Every time a local gets a movie deal, for example, everybody goes simply nuts, not remembering that we produced an author who is responsible for some of Hollywood's greatest films. No, I'm not talking about Diablo Cody, who's from Illinois, anyway. And I'm not talking about The Coen brothers, although they are very good. And I'm not talking about Stephen Sommers, who directed "The Mummy" and was responsible for a gloriously demented sea monster film called "Deep Rising." I'm talking about Theodore Pratt.

"The Incredible Mr. Limpet," based on a novel by Theodore Pratt
Warner Brothers
"The Incredible Mr. Limpet," based on a novel by Theodore Pratt

Yes, you heard me. Minneapolis native (and longtime Floridian) Theodore Pratt. Not placing the name? He wrote more than 30 novels, five of which were adapted into films. No? Well, if you're a fan of Don Knotts at all, and who isn't, you've probably seen the film in which he turns into a fish, called "The Incredible Mr. Limpet." Ah, I see you nodding, and you've already started humming one of the film's many songs: "I wish, I wish, I wish I was a fish." Well, we've got Theodore Pratt to thank for that.

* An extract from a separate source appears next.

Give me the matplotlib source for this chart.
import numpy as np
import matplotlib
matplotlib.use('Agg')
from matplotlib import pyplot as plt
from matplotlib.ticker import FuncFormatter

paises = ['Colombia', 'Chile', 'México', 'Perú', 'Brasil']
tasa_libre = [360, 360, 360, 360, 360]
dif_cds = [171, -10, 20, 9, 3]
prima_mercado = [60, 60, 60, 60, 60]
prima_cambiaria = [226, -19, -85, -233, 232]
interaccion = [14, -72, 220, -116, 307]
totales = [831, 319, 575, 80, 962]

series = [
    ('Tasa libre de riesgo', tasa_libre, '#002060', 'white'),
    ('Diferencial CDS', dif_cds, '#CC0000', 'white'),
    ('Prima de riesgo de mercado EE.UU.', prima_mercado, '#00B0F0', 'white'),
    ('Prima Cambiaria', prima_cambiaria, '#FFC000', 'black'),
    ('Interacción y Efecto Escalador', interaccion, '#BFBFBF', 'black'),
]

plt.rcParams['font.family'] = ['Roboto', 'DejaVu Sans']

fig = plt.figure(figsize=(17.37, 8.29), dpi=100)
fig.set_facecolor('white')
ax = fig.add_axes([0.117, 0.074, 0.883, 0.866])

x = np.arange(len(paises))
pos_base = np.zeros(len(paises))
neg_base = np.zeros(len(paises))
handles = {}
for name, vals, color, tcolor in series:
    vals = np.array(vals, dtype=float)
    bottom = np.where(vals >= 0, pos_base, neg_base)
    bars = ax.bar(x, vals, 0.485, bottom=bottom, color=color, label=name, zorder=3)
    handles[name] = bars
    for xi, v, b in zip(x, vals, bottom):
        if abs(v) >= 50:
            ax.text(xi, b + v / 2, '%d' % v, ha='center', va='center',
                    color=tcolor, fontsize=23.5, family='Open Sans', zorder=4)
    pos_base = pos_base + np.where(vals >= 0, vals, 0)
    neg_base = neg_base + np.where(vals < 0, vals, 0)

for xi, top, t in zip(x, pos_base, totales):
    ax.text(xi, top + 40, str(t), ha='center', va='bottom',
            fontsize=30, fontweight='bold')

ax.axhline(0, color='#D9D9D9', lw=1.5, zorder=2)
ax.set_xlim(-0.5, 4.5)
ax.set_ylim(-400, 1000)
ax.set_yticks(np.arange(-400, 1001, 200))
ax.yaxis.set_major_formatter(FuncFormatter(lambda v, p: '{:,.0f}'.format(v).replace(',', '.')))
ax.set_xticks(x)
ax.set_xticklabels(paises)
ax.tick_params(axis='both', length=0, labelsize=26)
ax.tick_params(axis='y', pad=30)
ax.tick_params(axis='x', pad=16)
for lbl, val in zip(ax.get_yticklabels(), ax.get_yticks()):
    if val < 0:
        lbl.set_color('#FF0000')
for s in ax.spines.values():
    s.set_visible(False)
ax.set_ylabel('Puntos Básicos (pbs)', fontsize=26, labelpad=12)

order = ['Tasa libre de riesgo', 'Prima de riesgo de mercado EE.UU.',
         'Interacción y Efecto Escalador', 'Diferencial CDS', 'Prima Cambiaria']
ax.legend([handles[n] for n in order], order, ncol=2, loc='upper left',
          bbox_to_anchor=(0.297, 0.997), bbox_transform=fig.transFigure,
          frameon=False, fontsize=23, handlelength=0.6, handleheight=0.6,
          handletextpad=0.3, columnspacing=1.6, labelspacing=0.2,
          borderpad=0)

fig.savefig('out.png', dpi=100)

He was, by the way, also responsible for a book from 1950 called "Tormented," which deals, according to the book jacket, openly and truthfully with the subject of nymphomania. The book sold over a million copies, probably because it has the word nymphomania on the cover. I've read it, and it's rather ponderous. I guess I was hoping Pratt would be a little less honest and truthful and little more squalid. I have a feeling I'm not the only reader who had that reaction to the book.

I'm going to discuss another forgotten book by a local writer, but first let me tell of how I first discovered it. When I was young and bored, I did what all young, bored children did if they wanted to get beaten up after school — I wandered around the school library looking for something to read. One day I stumbled across a book called "Cult & Occult," and I took it home and read it eagerly. I had, as you probably have ascertained by now, a childhood obsession with horror movies, and this book seemed to suggest that these movies weren't just fanciful fictions, but were rooted in the real mysteries of the world. There was a lot of that when I was young — it was both the benefit and the curse of growing up in the '70s, perhaps one of the most flakiest times in our nation's history, and also the one most defined by mustard-colored clothing.

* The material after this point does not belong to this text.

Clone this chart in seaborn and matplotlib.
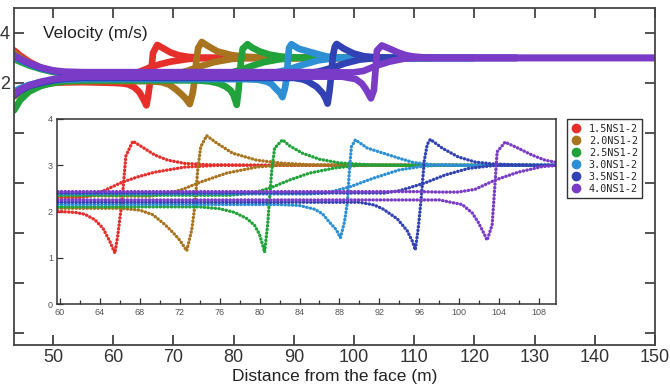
import seaborn as sns
sns.set_theme(style="ticks", rc={"axes.facecolor": "white", "figure.facecolor": "white"})
import matplotlib.pyplot as plt
from matplotlib.lines import Line2D
import pandas as pd

plt.rcParams["font.family"] = ["Liberation Sans", "DejaVu Sans"]

series = ["1.5NS1-2", "2.0NS1-2", "2.5NS1-2", "3.0NS1-2", "3.5NS1-2", "4.0NS1-2"]
colors = ["#e62e2b", "#a8741f", "#22a23a", "#2e90d4", "#3242b4", "#7a3cc6"]

# distances near the back boundary, shared by every curve
left_x = [43.5, 44.5, 46, 48, 50, 52, 55]

# lower curve (dip before the face, peak after) and upper curve (slow rise) per series
red_main_x = left_x + [60, 61.5, 62.5, 63.5, 64.3, 65, 65.5, 65.8, 66.2, 66.6, 67.3, 68.2, 69.5, 70.8, 72.5, 75, 80, 100]
red_main_y = [1.55, 1.7, 1.85, 1.95, 2.0, 2.02, 2.03,
              2.0, 1.98, 1.94, 1.82, 1.64, 1.35, 1.1, 1.5, 2.2, 3.2, 3.52, 3.4, 3.22, 3.11, 3.04, 3.01, 3.0, 3.0]
red_up_x = left_x + [60, 62, 63, 64.5, 66.2, 67.8, 69.5, 72.5, 76, 100]
red_up_y = [3.3, 3.1, 2.85, 2.6, 2.45, 2.37, 2.32,
            2.3, 2.3, 2.33, 2.46, 2.63, 2.75, 2.85, 2.96, 3.0, 3.0]

brown_main_x = left_x + [60, 66, 68, 69.3, 70.5, 71.3, 72, 72.7, 73.2, 73.5, 73.8, 74.1, 74.7, 75.7, 77.3, 79.7, 82, 85, 88, 107]
brown_main_y = [1.45, 1.62, 1.8, 1.93, 2.0, 2.05, 2.07,
                2.07, 2.07, 2.03, 1.93, 1.72, 1.55, 1.38, 1.15, 1.6, 2.1, 2.9, 3.4, 3.64, 3.48, 3.26, 3.11, 3.05, 3.01, 3.0, 3.0]
brown_up_x = left_x + [60, 69, 70.7, 72.3, 74, 76.7, 79.7, 82, 107]
brown_up_y = [3.2, 3.02, 2.8, 2.58, 2.45, 2.38, 2.34,
              2.34, 2.33, 2.38, 2.48, 2.63, 2.83, 2.96, 3.0, 3.0]

green_main_x = left_x + [60, 74, 76, 77.5, 78.7, 79.5, 80, 80.3, 80.5, 80.8, 81.2, 81.5, 82.3, 83, 84.3, 86, 88, 91, 95, 113]
green_main_y = [0.9, 1.3, 1.65, 1.88, 2.0, 2.07, 2.1,
                2.1, 2.1, 2.06, 1.98, 1.85, 1.7, 1.5, 1.28, 1.12, 1.7, 2.85, 3.37, 3.55, 3.42, 3.26, 3.13, 3.05, 3.01, 3.0, 3.0]
green_up_x = left_x + [60, 77, 78.5, 79.7, 81.3, 83, 85, 87.5, 90, 113]
green_up_y = [2.95, 2.85, 2.7, 2.55, 2.44, 2.38, 2.35,
              2.35, 2.35, 2.38, 2.42, 2.53, 2.68, 2.83, 2.94, 3.0, 3.0]

ltblue_main_x = left_x + [60, 82, 84, 85.5, 86.3, 87, 87.7, 88.1, 88.5, 88.8, 89, 89.2, 89.6, 90.8, 92.4, 94, 95.4, 97.5, 100, 120]
ltblue_main_y = [1.65, 1.78, 1.92, 2.03, 2.1, 2.13, 2.15,
                 2.15, 2.15, 2.13, 2.05, 1.95, 1.77, 1.6, 1.43, 1.77, 2.2, 2.9, 3.4, 3.55, 3.37, 3.26, 3.15, 3.06, 3.01, 3.0, 3.0]
ltblue_up_x = left_x + [60, 85, 86.7, 89, 91.4, 94, 96.4, 98, 120]
ltblue_up_y = [3.05, 2.92, 2.75, 2.58, 2.47, 2.4, 2.38,
               2.38, 2.38, 2.4, 2.53, 2.72, 2.9, 2.98, 3.0, 3.0]

dkblue_main_x = left_x + [60, 90, 91.5, 92.4, 93.8, 94.8, 95.3, 95.6, 95.9, 96.2, 96.5, 96.8, 97.1, 98.3, 99.9, 101.6, 103.3, 105.5, 108, 127]
dkblue_main_y = [1.5, 1.68, 1.87, 2.0, 2.1, 2.16, 2.2,
                 2.2, 2.2, 2.14, 2.05, 1.84, 1.58, 1.36, 1.17, 1.64, 2.3, 3.1, 3.45, 3.56, 3.37, 3.18, 3.07, 3.03, 3.01, 3.0, 3.0]
dkblue_up_x = left_x + [60, 92.5, 94, 94.8, 96.6, 98.6, 100.9, 103.3, 105, 127]
dkblue_up_y = [3.1, 2.95, 2.78, 2.6, 2.48, 2.42, 2.4,
               2.4, 2.4, 2.45, 2.5, 2.62, 2.79, 2.93, 2.99, 3.0, 3.0]

purple_main_x = left_x + [60, 98, 100.3, 101.3, 101.9, 102.4, 102.8, 103.3, 103.6, 103.8, 104.6, 105.9, 107.3, 108.6, 109.8, 112, 115, 150]
purple_main_y = [1.55, 1.72, 1.9, 2.05, 2.15, 2.2, 2.25,
                 2.25, 2.25, 2.15, 1.97, 1.77, 1.56, 1.38, 1.71, 2.63, 3.29, 3.5, 3.37, 3.22, 3.11, 3.06, 3.01, 3.0, 3.0]
purple_up_x = left_x + [60, 96, 97.9, 99.9, 101.6, 103.6, 105.9, 108.3, 110, 150]
purple_up_y = [3.1, 2.97, 2.8, 2.62, 2.5, 2.45, 2.43,
               2.43, 2.43, 2.42, 2.42, 2.48, 2.68, 2.85, 2.97, 3.0, 3.0]

curves = [
    (series[0], "main", red_main_x, red_main_y), (series[0], "up", red_up_x, red_up_y),
    (series[1], "main", brown_main_x, brown_main_y), (series[1], "up", brown_up_x, brown_up_y),
    (series[2], "main", green_main_x, green_main_y), (series[2], "up", green_up_x, green_up_y),
    (series[3], "main", ltblue_main_x, ltblue_main_y), (series[3], "up", ltblue_up_x, ltblue_up_y),
    (series[4], "main", dkblue_main_x, dkblue_main_y), (series[4], "up", dkblue_up_x, dkblue_up_y),
    (series[5], "main", purple_main_x, purple_main_y), (series[5], "up", purple_up_x, purple_up_y),
]
rows = []
for name, branch, xs, ys in curves:
    for x, y in zip(xs, ys):
        rows.append((name, branch, x, y))
df = pd.DataFrame(rows, columns=["series", "branch", "dist", "vel"])

fig = plt.figure(figsize=(6.7, 3.9), dpi=100)

# main axes
ax = fig.add_axes([14 / 670, 1 - 345 / 390, 641 / 670, 337 / 390])
sns.lineplot(data=df, x="dist", y="vel", hue="series", hue_order=series, units="branch",
             estimator=None, sort=False, palette=colors, linewidth=4.8, legend=False, ax=ax)
ax.set_xlim(43.5, 150)
ax.set_ylim(-8.5, 5)
ax.set_xticks(range(50, 151, 10))
ax.set_yticks([4, 2, 0, -2, -4, -6, -8])
ax.set_yticklabels(["4", "2", "", "", "", "", ""])
ax.tick_params(direction="in", top=True, right=True, length=7, width=1.2,
               labelsize=13, pad=3, colors="#333333")
ax.set_xlabel("Distance from the face (m)", fontsize=12.5, color="#222222", labelpad=2)
ax.set_ylabel("")
for s in ax.spines.values():
    s.set_color("#444444")
    s.set_linewidth(1.3)
ax.text(0.045, 0.925, "Velocity (m/s)", transform=ax.transAxes, fontsize=12.5,
        color="#222222", va="center", ha="left")

# inset with a close view of the face region
ins = fig.add_axes([57 / 670, 1 - 304 / 390, 499 / 670, 185 / 390])
sns.lineplot(data=df, x="dist", y="vel", hue="series", hue_order=series, units="branch",
             estimator=None, sort=False, palette=colors, linewidth=2.4, legend=False, ax=ins,
             linestyle=(0, (0.1, 1.0)), dash_capstyle="round")
ins.set_xlim(59.7, 109.7)
ins.set_ylim(0, 4)
ins.set_xticks(range(60, 109, 4))
ins.set_xticks(range(62, 110, 4), minor=True)
ins.set_yticks([0, 1, 2, 3, 4])
ins.tick_params(which="both", direction="in", length=4, width=0.9, labelsize=6.5,
                labelcolor="#555555", color="#333333", pad=3)
ins.tick_params(which="minor", length=3)
ins.set_xlabel("")
ins.set_ylabel("")
for s in ins.spines.values():
    s.set_color("#333333")
    s.set_linewidth(1.1)

handles = [Line2D([], [], linestyle="none", marker="o", markersize=6, color=c) for c in colors]
ax.legend(handles, series, loc="upper left", bbox_to_anchor=(567 / 670, 1 - 119 / 390),
          bbox_transform=fig.transFigure, frameon=True, fancybox=False, edgecolor="#333333",
          framealpha=1, borderpad=0.45, labelspacing=0.2, handlelength=0.8, handletextpad=0.9,
          borderaxespad=0, prop={"family": "DejaVu Sans Mono", "size": 7.3})

fig.savefig("out.png", dpi=100)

"Cult & Occult" by Tribune columnist Robert T. Smith
From the collection of Max Sparber
"Cult & Occult" by Tribune columnist Robert T. Smith

This book, from 1973 and published by a Minneapolis company called Winston Press, was authored by Robert T. Smith, who was then a columnist for the Minneapolis Tribune. Smith decided to take a look at America's varieties of religious experience at the time, particularly taking interest in those that claimed to access supernatural mysteries. So there are Satan worshippers and modern witches and voodooists. But there are also Jesus people, and guitar-led Catholic folk services.

Smith had a very plain-spoken writing style, and tended to focus on anecdotal storytelling, especially letting people just tell their own tale. So he offers up every claim his subjects make uncritically -- he never approaches any of the tales skeptically, but, then, he never really treats them as credible either. He just documents what people have to say, like a folklorist collecting Appalachian ghost stories.

It's impossible to imagine a book like this getting published today. Who would stand for a book in which Christians are profiled side-by-side with Satanists, both identified as sharing an ecstatic approach to religion? What grade-school library would carry such a book? And what Star Tribune columnist would write it? James Lileks might, but it would mostly be scans from old New Age magazines that Lileks would make fun of.

They say if we don't remember our past, we're doomed to repeat it. But I don't see any books about nymphomania or Jesus people in our near future. And perhaps I can be forgiving for thinking that Minnesota has gotten a little duller as a result.